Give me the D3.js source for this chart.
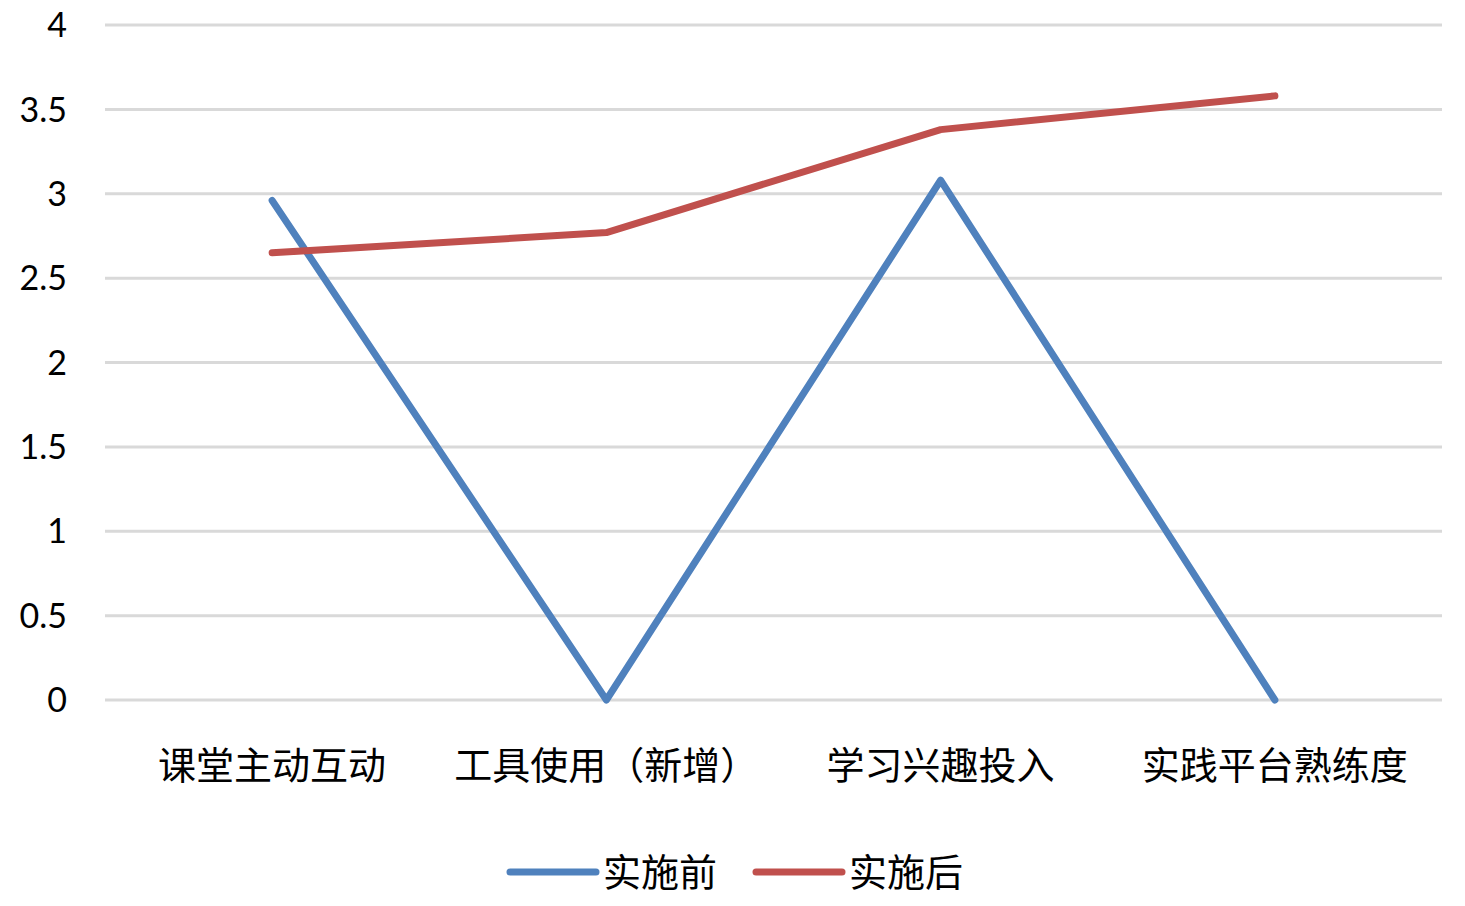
<!DOCTYPE html>
<html>
<head>
<meta charset="utf-8">
<script src="https://cdn.jsdelivr.net/npm/d3@7"></script>
<style>
  body { margin: 0; background: #fff; }
  svg { display: block; }
</style>
</head>
<body>
<svg id="chart" width="1465" height="906"></svg>
<script>
const categories = ['课堂主动互动', '工具使用（新增）', '学习兴趣投入', '实践平台熟练度'];
const seriesNames = ['实施前', '实施后'];
const beforeValues = [2.96, 0, 3.08, 0];
const afterValues = [2.65, 2.77, 3.38, 3.58];
const yTicks = [0, 0.5, 1, 1.5, 2, 2.5, 3, 3.5, 4];
const colors = ['#4F81BD', '#C0504D'];

const svg = d3.select('#chart');
const plotLeft = 105, plotRight = 1442, plotTop = 25, plotBottom = 700;

const x = d3.scaleBand().domain(categories).range([plotLeft, plotRight]);
const y = d3.scaleLinear().domain([0, 4]).range([plotBottom, plotTop]);

// gridlines
svg.append('g').selectAll('line').data(yTicks).enter().append('line')
  .attr('x1', plotLeft).attr('x2', plotRight)
  .attr('y1', d => y(d)).attr('y2', d => y(d))
  .attr('stroke', '#D9D9D9').attr('stroke-width', 3);

// y tick labels
svg.append('g').selectAll('text').data(yTicks).enter().append('text')
  .attr('x', 67).attr('y', d => y(d))
  .attr('dy', '0.36em')
  .attr('text-anchor', 'end')
  .attr('font-family', 'Lato, "Open Sans", sans-serif')
  .attr('font-size', 34)
  .attr('fill', '#000')
  .text(d => d);

// category labels
svg.append('g').selectAll('text').data(categories).enter().append('text')
  .attr('x', d => x(d) + x.bandwidth() / 2)
  .attr('y', 765).attr('dy', '0.36em')
  .attr('text-anchor', 'middle')
  .attr('font-family', '"Noto Sans CJK SC", sans-serif')
  .attr('font-size', 38)
  .attr('fill', '#000')
  .text(d => d);

// lines
const line = d3.line()
  .x((d, i) => x(categories[i]) + x.bandwidth() / 2)
  .y(d => y(d));

[beforeValues, afterValues].forEach((vals, k) => {
  svg.append('path')
    .datum(vals)
    .attr('d', line)
    .attr('fill', 'none')
    .attr('stroke', colors[k])
    .attr('stroke-width', 7)
    .attr('stroke-linecap', 'round')
    .attr('stroke-linejoin', 'round');
});

// legend
const legendX = [510, 756];
const legend = svg.append('g').selectAll('g').data(seriesNames).enter().append('g')
  .attr('transform', (d, i) => `translate(${legendX[i]}, 872)`);
legend.append('line')
  .attr('x1', 0).attr('x2', 86).attr('y1', 0).attr('y2', 0)
  .attr('stroke', (d, i) => colors[i])
  .attr('stroke-width', 7)
  .attr('stroke-linecap', 'round');
legend.append('text')
  .attr('x', 93).attr('y', 0).attr('dy', '0.36em')
  .attr('font-family', '"Noto Sans CJK SC", sans-serif')
  .attr('font-size', 38)
  .attr('fill', '#000')
  .text(d => d);
</script>
</body>
</html>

**Set exercise**
Repeat the data exactly, without the pictures.

**Final result**
Give me the D3.js source for this chart.
<!DOCTYPE html>
<html>
<head>
<meta charset="utf-8">
<script src="https://cdn.jsdelivr.net/npm/d3@7"></script>
<style>
  body { margin: 0; background: #fff; }
  svg { display: block; }
</style>
</head>
<body>
<svg id="chart" width="1465" height="906"></svg>
<script>
const categories = ['课堂主动互动', '工具使用（新增）', '学习兴趣投入', '实践平台熟练度'];
const seriesNames = ['实施前', '实施后'];
const beforeValues = [2.96, 0, 3.08, 0];
const afterValues = [2.65, 2.77, 3.38, 3.58];
const yTicks = [0, 0.5, 1, 1.5, 2, 2.5, 3, 3.5, 4];
const colors = ['#4F81BD', '#C0504D'];

const svg = d3.select('#chart');
const plotLeft = 105, plotRight = 1442, plotTop = 25, plotBottom = 700;

const x = d3.scaleBand().domain(categories).range([plotLeft, plotRight]);
const y = d3.scaleLinear().domain([0, 4]).range([plotBottom, plotTop]);

// gridlines
svg.append('g').selectAll('line').data(yTicks).enter().append('line')
  .attr('x1', plotLeft).attr('x2', plotRight)
  .attr('y1', d => y(d)).attr('y2', d => y(d))
  .attr('stroke', '#D9D9D9').attr('stroke-width', 3);

// y tick labels
svg.append('g').selectAll('text').data(yTicks).enter().append('text')
  .attr('x', 67).attr('y', d => y(d))
  .attr('dy', '0.36em')
  .attr('text-anchor', 'end')
  .attr('font-family', 'Lato, "Open Sans", sans-serif')
  .attr('font-size', 34)
  .attr('fill', '#000')
  .text(d => d);

// category labels
svg.append('g').selectAll('text').data(categories).enter().append('text')
  .attr('x', d => x(d) + x.bandwidth() / 2)
  .attr('y', 765).attr('dy', '0.36em')
  .attr('text-anchor', 'middle')
  .attr('font-family', '"Noto Sans CJK SC", sans-serif')
  .attr('font-size', 38)
  .attr('fill', '#000')
  .text(d => d);

// lines
const line = d3.line()
  .x((d, i) => x(categories[i]) + x.bandwidth() / 2)
  .y(d => y(d));

[beforeValues, afterValues].forEach((vals, k) => {
  svg.append('path')
    .datum(vals)
    .attr('d', line)
    .attr('fill', 'none')
    .attr('stroke', colors[k])
    .attr('stroke-width', 7)
    .attr('stroke-linecap', 'round')
    .attr('stroke-linejoin', 'round');
});

// legend
const legendX = [510, 756];
const legend = svg.append('g').selectAll('g').data(seriesNames).enter().append('g')
  .attr('transform', (d, i) => `translate(${legendX[i]}, 872)`);
legend.append('line')
  .attr('x1', 0).attr('x2', 86).attr('y1', 0).attr('y2', 0)
  .attr('stroke', (d, i) => colors[i])
  .attr('stroke-width', 7)
  .attr('stroke-linecap', 'round');
legend.append('text')
  .attr('x', 93).attr('y', 0).attr('dy', '0.36em')
  .attr('font-family', '"Noto Sans CJK SC", sans-serif')
  .attr('font-size', 38)
  .attr('fill', '#000')
  .text(d => d);
</script>
</body>
</html>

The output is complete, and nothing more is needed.